PS: _*Viggen*_ and *FartinInTheTub*, guyz, I think you posted in the wrong thread


----------



## trebor (Jun 30, 2008)

2009 Scion xB

Deck: 
Clarion DRZ9255

Processor: 
AudioControl DQS 6ch EQ

Amps: 
Alpine PDX 2.150
Alpine PDX 4.150
Alpine PDX 1.1000

Speakers:
Selenium D2500Ti-Nd-16 16ohm compression drivers on USD Waveguide bodies
Digital Designs DD-AW6.5 6.5" separates 
Digital Designs Z18 18" Subwoofer in IB setup


----------



## minbari (Mar 3, 2011)

how do you like the DD sub? Z18 seems like overkill for a 1000watt amp


----------



## trebor (Jun 30, 2008)

I really like the sub, hiding it wasn't too easy though. 
And yes, this sub is most definitely overkill and not needed. I think most who are familiar with it and then hear it in my setup would scream heresy simply because it's never noticeably playing unless there is some really low information being played, it's not set up to shake the car apart. But, on the other hand, they're probably hearing more than they realize since the LP on the sub is high at 250Hz.


----------



## Riveted1 (Oct 23, 2008)

HIFIJIM said:


> Here is some specs on the Morel Elate SW9:
> www dot morelhifi.com/products/mob_subwoofers_elatesw dot html
> 
> Even though the sensitivity isn't the best, they actually mate up well with the horns. This is mainly because I am running them off of an old-school, monster PPI PC2350 (350 watts @ 4 ohms per channel). This is the same amp (1400 @ 4 ohms mono) that Alma Gates used like 20 or 30 of to maintain the world SPL record back in the 1990's. These Morels are actually pretty crazy. They can handle *1000 watts transient* and have a *3" voice coil* like many 12"s have. Needless to say, I have the gains all the way down and they still match perfectly with my horns each on an Eclipse 33230 bridged 8 ohms mono.
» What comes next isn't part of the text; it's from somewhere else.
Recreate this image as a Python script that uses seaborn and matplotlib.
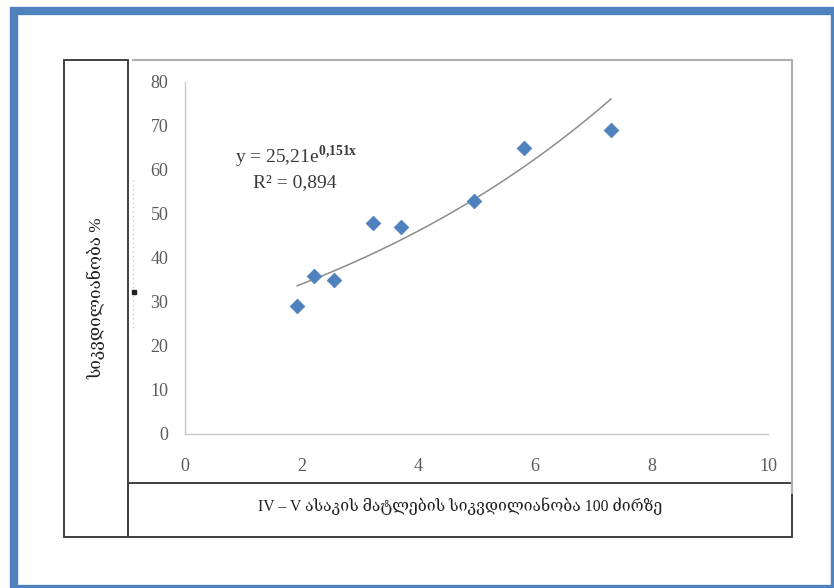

That website is where I looked for a freq response graph or at least freq. response +/- 3db figure or something. But I guess I'll have to take your word for it! It is a unique setup for sure!

Horsemanwill, subwoofery and trebor... all exquisite taste in gear!


----------



## HIFIJIM (Jun 11, 2011)

In response to Riveted1:

Yeah, there are no response graphs on that site that I have found. I'm truly confident, however, that if it's made by Morel, it is going to perform well and respond fundamentally flat. For me, the main thing is how they sound in my particular system. Besides, all of those seemingly-flat response graphs and figures, made to wow people, are all thrown out the door anyway once you take a speaker out of an anechoic chamber and place it in the real world.

My 2 cents,
HIFIJIM


----------



## Riveted1 (Oct 23, 2008)

Very true, HIFIJIM, but a graph gives you a baseline to compare other drivers to. Anyway, like I said, I'll take your word on it! Wish I could hear it in person.


----------



## CHEMMINS (Mar 7, 2011)

Vehicle - 2007 Dodge Megacab Diesel 5.9 Cummins

Installing at the moment:

HU - W200
Processor - H701
Tweeters -2 ESB DT-360's
Horns -2 Selenium D202Ti with USD full bodies
Front Mid - 4 PG ZPT 5.25's
Rear Mid - 2 PG ZPT 5.25's
Front MB - 8 Peerless 831735 6-1/2" HDS
Rear MB - 6 Peerless 831735 6-1/2" HDS
Subs - 2 TRF motored, 15" SS XXX basketed, Memphis CF coned, PAP 8 layer stainless steel former coils, PAP spiders, Custom airbrushed PAP dustcaps.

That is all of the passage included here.